## GOAL
Drop every picture. Then return, exactly, the lines from the beginning of the listing below through the one containing "0.45, 0.50, 0.55, 0.60, 0.6155]".

## Data entries
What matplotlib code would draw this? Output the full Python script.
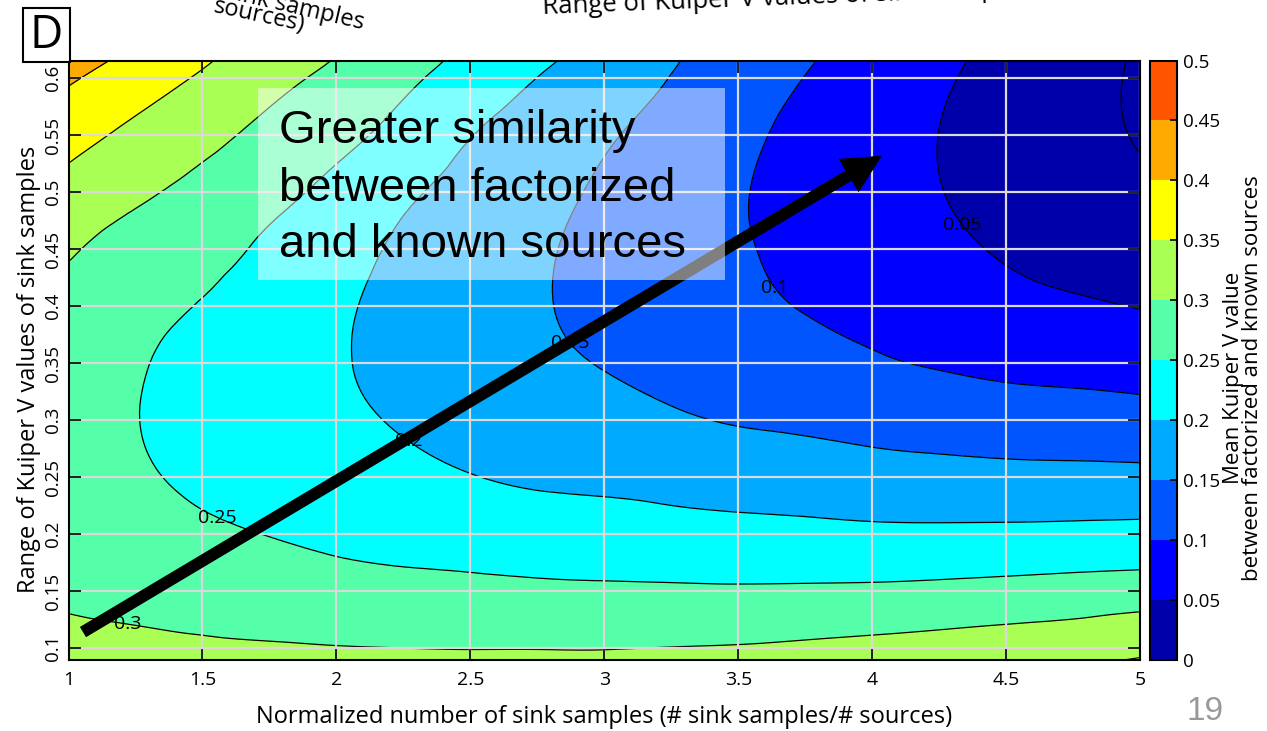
import numpy as np
import matplotlib
matplotlib.use("Agg")
import matplotlib.pyplot as plt
import matplotlib.tri as mtri
from matplotlib.colors import ListedColormap, BoundaryNorm
from matplotlib.cm import ScalarMappable
from matplotlib.patches import Rectangle, FancyArrowPatch, ArrowStyle

plt.rcParams["font.family"] = ["Open Sans", "DejaVu Sans"]

# Normalized number of sink samples (grid columns)
sink_ratio = [1.0, 1.25, 1.5, 1.75, 2.0, 2.25, 2.5, 2.75, 3.0,
              3.25, 3.5, 3.75, 4.0, 4.25, 4.5, 4.75, 5.0]
# Range of Kuiper V values of sink samples (grid rows)
kuiper_range = [0.0895, 0.10, 0.15, 0.20, 0.25, 0.30, 0.35, 0.40,
                0.45, 0.50, 0.55, 0.60, 0.6155]

# Mean Kuiper V value for each sink_ratio column, listed along kuiper_range
v_100 = [0.318, 0.313, 0.2925, 0.278, 0.270, 0.268, 0.2725, 0.283, 0.3057, 0.334, 0.367, 0.406, 0.42]
v_125 = [0.316, 0.3106, 0.2853, 0.2668, 0.2553, 0.251, 0.254, 0.2644, 0.2821, 0.308, 0.3387, 0.3744, 0.3876]
v_150 = [0.312, 0.306, 0.280, 0.257, 0.2429, 0.2358, 0.236, 0.2473, 0.2672, 0.2877, 0.3127, 0.3443, 0.3556]
v_175 = [0.311, 0.304, 0.2733, 0.249, 0.2319, 0.2219, 0.219, 0.224, 0.2408, 0.2643, 0.288, 0.3138, 0.324]
v_200 = [0.3088, 0.3015, 0.267, 0.2407, 0.2214, 0.209, 0.2036, 0.2056, 0.2167, 0.2368, 0.2633, 0.2893, 0.298]
v_225 = [0.308, 0.300, 0.264, 0.2334, 0.2113, 0.196, 0.1882, 0.1874, 0.1928, 0.2078, 0.2337, 0.2601, 0.2698]
v_250 = [0.307, 0.299, 0.2618, 0.228, 0.2014, 0.1834, 0.1732, 0.1704, 0.1743, 0.1845, 0.2013, 0.2281, 0.2372]
v_275 = [0.307, 0.299, 0.2587, 0.2235, 0.1936, 0.1726, 0.1593, 0.1539, 0.1559, 0.1642, 0.1787, 0.1996, 0.208]
v_300 = [0.307, 0.2988, 0.257, 0.222, 0.189, 0.165, 0.148, 0.1386, 0.1373, 0.1432, 0.1558, 0.1753, 0.1813]
v_325 = [0.309, 0.3008, 0.2563, 0.2179, 0.183, 0.1555, 0.136, 0.1245, 0.12, 0.1225, 0.1321, 0.1488, 0.1535]
v_350 = [0.3117, 0.3027, 0.2557, 0.2145, 0.177, 0.1472, 0.1264, 0.112, 0.1043, 0.1032, 0.1096, 0.1234, 0.13]
v_375 = [0.317, 0.307, 0.2567, 0.2119, 0.1739, 0.1422, 0.118, 0.0974, 0.0883, 0.0852, 0.0886, 0.0992, 0.104]
v_400 = [0.3225, 0.3118, 0.2582, 0.2092, 0.1692, 0.134, 0.1053, 0.0858, 0.0735, 0.0678, 0.069, 0.0773, 0.0819]
v_425 = [0.3297, 0.318, 0.2612, 0.2091, 0.166, 0.128, 0.0965, 0.0743, 0.0592, 0.0512, 0.0497, 0.0558, 0.0592]
v_450 = [0.336, 0.3242, 0.2652, 0.2102, 0.1635, 0.123, 0.089, 0.063, 0.0459, 0.0353, 0.0315, 0.0348, 0.0376]
v_475 = [0.3427, 0.3305, 0.2695, 0.212, 0.1628, 0.1205, 0.085, 0.0556, 0.0347, 0.0209, 0.0141, 0.0146, 0.0167]
v_500 = [0.352, 0.3417, 0.2744, 0.214, 0.162, 0.1172, 0.080, 0.0485, 0.027, 0.0095, -0.003, -0.005, -0.0045]

columns = [v_100, v_125, v_150, v_175, v_200, v_225, v_250, v_275, v_300,
           v_325, v_350, v_375, v_400, v_425, v_450, v_475, v_500]

bounds = [0, 0.05, 0.1, 0.15, 0.2, 0.25, 0.3, 0.35, 0.4, 0.45, 0.5]
bound_labels = ["0", "0.05", "0.1", "0.15", "0.2", "0.25", "0.3", "0.35", "0.4", "0.45", "0.5"]
labelled_levels = [0.05, 0.1, 0.15, 0.2, 0.25, 0.3]
plain_levels = [0, 0.35, 0.4]
label_spots = [(1.22, 0.121), (1.56, 0.216), (2.27, 0.281),
               (2.88, 0.369), (3.63, 0.415), (4.33, 0.470)]
band_colors = ["#0000AA", "#0000FF", "#0055FF", "#00AAFF", "#00FFFF",
               "#55FFAA", "#AAFF55", "#FFFF00", "#FFAA00", "#FF5500"]

x_ticks = [1, 1.5, 2, 2.5, 3, 3.5, 4, 4.5, 5]
x_tick_labels = ["1", "1.5", "2", "2.5", "3", "3.5", "4", "4.5", "5"]
y_ticks = [0.1, 0.15, 0.2, 0.25, 0.3, 0.35, 0.4, 0.45, 0.5, 0.55, 0.6]
y_tick_labels = ["0.1", "0.15", "0.2", "0.25", "0.3", "0.35", "0.4", "0.45", "0.5", "0.55", "0.6"]

W, H = 1267, 731
fig = plt.figure(figsize=(W / 100, H / 100), dpi=100)
fig.patch.set_facecolor("white")
ax = fig.add_axes([68.5 / W, 1 - 660 / H, (1140 - 68.5) / W, 599.5 / H])
cax = fig.add_axes([1150 / W, 1 - 660 / H, 27 / W, 599.5 / H])

X, Y = np.meshgrid(sink_ratio, kuiper_range)
Z = np.column_stack(columns)

# smooth contouring of the surface on a refined triangulation (built in unit-square space)
x0, x1 = sink_ratio[0], sink_ratio[-1]
y0, y1 = kuiper_range[0], kuiper_range[-1]
base = mtri.Triangulation(((X - x0) / (x1 - x0)).ravel(), ((Y - y0) / (y1 - y0)).ravel())
fine, z_fine = mtri.UniformTriRefiner(base).refine_field(Z.ravel(), subdiv=3)
surf = mtri.Triangulation(fine.x * (x1 - x0) + x0, fine.y * (y1 - y0) + y0, fine.triangles)

# filled bands (values below zero share the lowest colour)
ax.tricontourf(surf, z_fine, levels=[-0.05] + bounds,
               colors=[band_colors[0]] + band_colors, zorder=1)
cs = ax.tricontour(surf, z_fine, levels=labelled_levels, colors="k", linewidths=0.9, zorder=2)
ax.tricontour(surf, z_fine, levels=plain_levels, colors="k", linewidths=0.9, zorder=2)
texts = ax.clabel(cs, manual=label_spots, inline=False, fontsize=14, fmt="%g", zorder=3)
for t in texts:
    t.set_rotation(0)

ax.set_xlim(1, 5)
ax.set_ylim(0.0895, 0.6155)
ax.set_xticks(x_ticks)
ax.set_xticklabels(x_tick_labels)
ax.set_yticks(y_ticks)
ax.set_yticklabels(y_tick_labels)
ax.set_axisbelow(False)
ax.grid(True, color="#dadada", linewidth=1.6)
ax.tick_params(direction="in", length=8.5, width=1.2, top=True, right=True,
               labelsize=14, colors="black")
ax.tick_params(axis="x", pad=8)
ax.tick_params(axis="y", labelrotation=90, pad=5, labelsize=13.5)
for lbl in ax.get_yticklabels():
    lbl.set_va("center")
for sp in ax.spines.values():
    sp.set_linewidth(1.5)
    sp.set_zorder(4.5)

ax.set_xlabel("Normalized number of sink samples (# sink samples/# sources)", fontsize=17)
ax.xaxis.set_label_coords(0.5, -0.075)
ax.set_ylabel("Range of Kuiper V values of sink samples", fontsize=17)
ax.yaxis.set_label_coords(-0.026, 0.485)

# trend arrow
arrow = FancyArrowPatch(posA=(1.054, 0.114), posB=(4.037, 0.532),
                        arrowstyle=ArrowStyle("Simple", head_length=28, head_width=28, tail_width=8.6),
                        mutation_scale=1, color="black", lw=0, shrinkA=0, shrinkB=0, zorder=4)
ax.add_patch(arrow)

# translucent annotation panel
ax.add_patch(Rectangle((1.707, 0.4228), 3.449 - 1.707, 0.5912 - 0.4228,
                       facecolor="white", alpha=0.5, edgecolor="none", zorder=5))
for line, yb in zip(["Greater similarity", "between factorized", "and known sources"],
                    [0.543, 0.4921, 0.443]):
    ax.text(1.784, yb, line, fontsize=34, family=["Liberation Sans", "DejaVu Sans"],
            va="baseline", ha="left", zorder=6)

# colour bar
sm = ScalarMappable(norm=BoundaryNorm(bounds, len(band_colors)), cmap=ListedColormap(band_colors))
cb = fig.colorbar(sm, cax=cax, ticks=bounds)
cb.ax.set_yticklabels(bound_labels)
cax.tick_params(direction="in", length=5, width=1.2, labelsize=13.5, pad=4)
cb.outline.set_linewidth(1.5)
fig.text(1243 / W, 1 - 378 / H, "Mean Kuiper V value\nbetween factorized and known sources",
         rotation=90, ha="center", va="center", multialignment="center", fontsize=16,
         linespacing=0.88)

# panel letter
fig.add_artist(Rectangle((23 / W, 1 - 62 / H), 47 / W, 54 / H, transform=fig.transFigure,
                         facecolor="white", edgecolor="black", linewidth=1.5))
fig.text(46.5 / W, 1 - 36 / H, "D", fontsize=33, ha="center", va="center")

# clipped headings of the neighbouring panel
fig.text(543 / W, 1 - 14 / H, "Range of Kuiper V values of sink samples", fontsize=18.5,
         rotation=2.2, rotation_mode="anchor", ha="left", va="baseline")
fig.text(363 / W, 1 - 29 / H, "of sink samples", fontsize=17,
         rotation=-13, rotation_mode="anchor", ha="right", va="baseline")
fig.text(303 / W, 1 - 31 / H, "sources)", fontsize=17,
         rotation=-12, rotation_mode="anchor", ha="right", va="baseline")

# slide number
fig.text(1205 / W, 1 - 712 / H, "19", fontsize=24, color="#999999",
         family=["Liberation Sans", "DejaVu Sans"], ha="center", va="center")

fig.savefig("out.png", dpi=100)
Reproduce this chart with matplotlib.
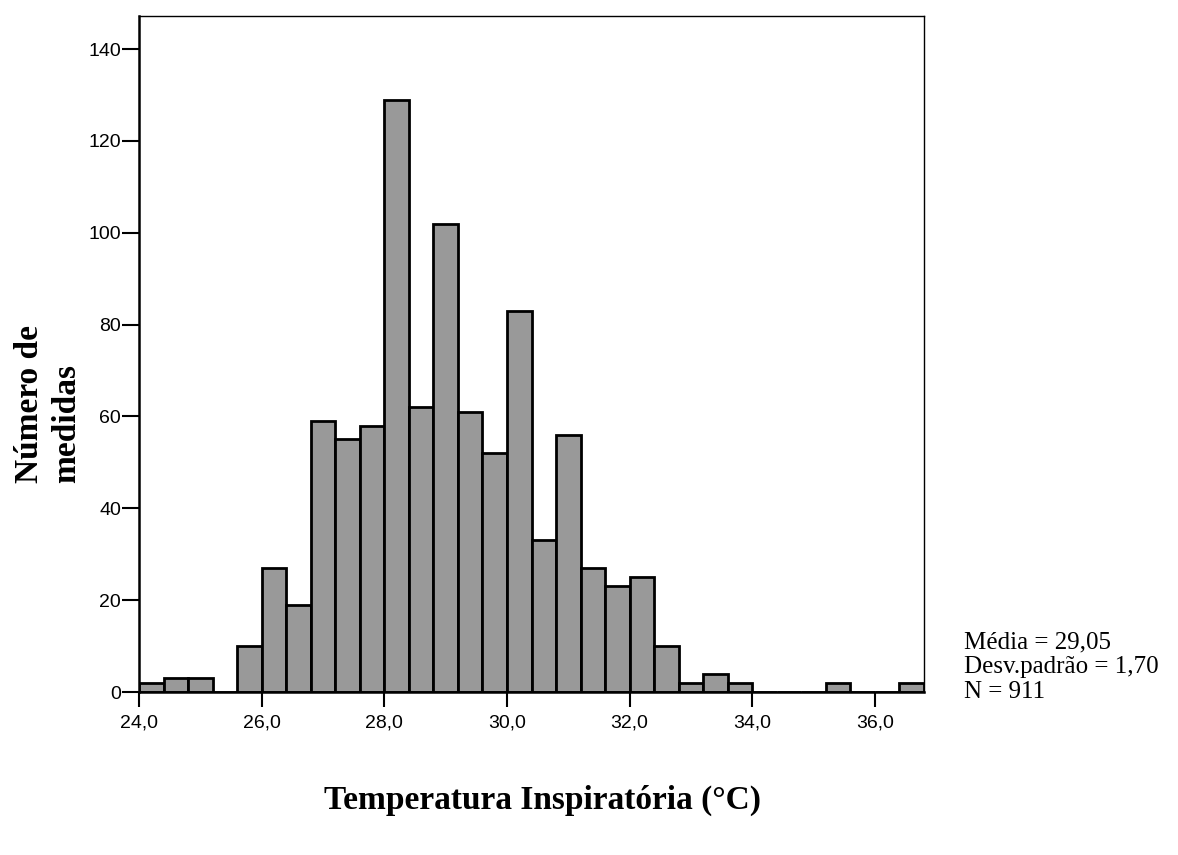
import numpy as np
import matplotlib.pyplot as plt

# histogram of inspiratory temperature, bins of 0.4 starting at 24.0
bin_start = 24.0
bin_width = 0.4
counts = [2, 3, 3, 0, 10,
          27, 19, 59, 55, 58,
          129, 62, 102, 61, 52,
          83, 33, 56, 27, 23,
          25, 10, 2, 4, 2,
          0, 0, 0, 2, 0, 0, 2]
x_ticks = [24.0, 26.0, 28.0, 30.0, 32.0, 34.0, 36.0]
y_ticks = [0, 20, 40, 60, 80, 100, 120, 140]
stats_lines = ["Média = 29,05", "Desv.padrão = 1,70", "N = 911"]

edges = bin_start + bin_width * np.arange(len(counts) + 1)

W, H = 1178, 855
fig = plt.figure(figsize=(W / 100, H / 100), dpi=100)
ax = fig.add_axes([139 / W, 1 - 692 / H, (924 - 139) / W, (692 - 16) / H])

ax.bar(edges[:-1], counts, width=bin_width, align='edge',
       color='#999999', edgecolor='black', linewidth=2.0)

ax.set_xlim(edges[0], edges[-1])
ax.set_ylim(0, 147.2)

ax.set_xticks(x_ticks)
ax.set_xticklabels([f"{t:.1f}".replace('.', ',') for t in x_ticks],
                   fontsize=14, family='Liberation Sans')
ax.set_yticks(y_ticks)
ax.set_yticklabels([str(t) for t in y_ticks], fontsize=14, family='Liberation Sans')
ax.tick_params(axis='x', direction='out', length=11, width=1.5, pad=5)
ax.tick_params(axis='y', direction='out', length=12, width=1.5, pad=1)

for side in ['top', 'right']:
    ax.spines[side].set_linewidth(1.0)
for side in ['left', 'bottom']:
    ax.spines[side].set_linewidth(1.8)

# y label in two lines, bold serif, lines start at the same height
fig.text(48 / W, 1 - 483 / H, "Número de\nmedidas", rotation=90, ha='center', va='bottom',
         multialignment='left', fontsize=24, fontweight='bold', family='Liberation Serif',
         linespacing=1.25)

fig.text(542 / W, 1 - 800 / H, "Temperatura Inspiratória (°C)", ha='center', va='center',
         fontsize=24, fontweight='bold', family='Liberation Serif')

# summary statistics, tight lines
for i, line in enumerate(stats_lines):
    fig.text(964 / W, 1 - (648 + 25 * i) / H, line, ha='left', va='baseline',
             fontsize=18, family='Liberation Serif')

fig.savefig('out.png', dpi=100)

## REPLY
What matplotlib code would draw this? Output the full Python script.
import numpy as np
import matplotlib
matplotlib.use("Agg")
import matplotlib.pyplot as plt
import matplotlib.tri as mtri
from matplotlib.colors import ListedColormap, BoundaryNorm
from matplotlib.cm import ScalarMappable
from matplotlib.patches import Rectangle, FancyArrowPatch, ArrowStyle

plt.rcParams["font.family"] = ["Open Sans", "DejaVu Sans"]

# Normalized number of sink samples (grid columns)
sink_ratio = [1.0, 1.25, 1.5, 1.75, 2.0, 2.25, 2.5, 2.75, 3.0,
              3.25, 3.5, 3.75, 4.0, 4.25, 4.5, 4.75, 5.0]
# Range of Kuiper V values of sink samples (grid rows)
kuiper_range = [0.0895, 0.10, 0.15, 0.20, 0.25, 0.30, 0.35, 0.40,
                0.45, 0.50, 0.55, 0.60, 0.6155]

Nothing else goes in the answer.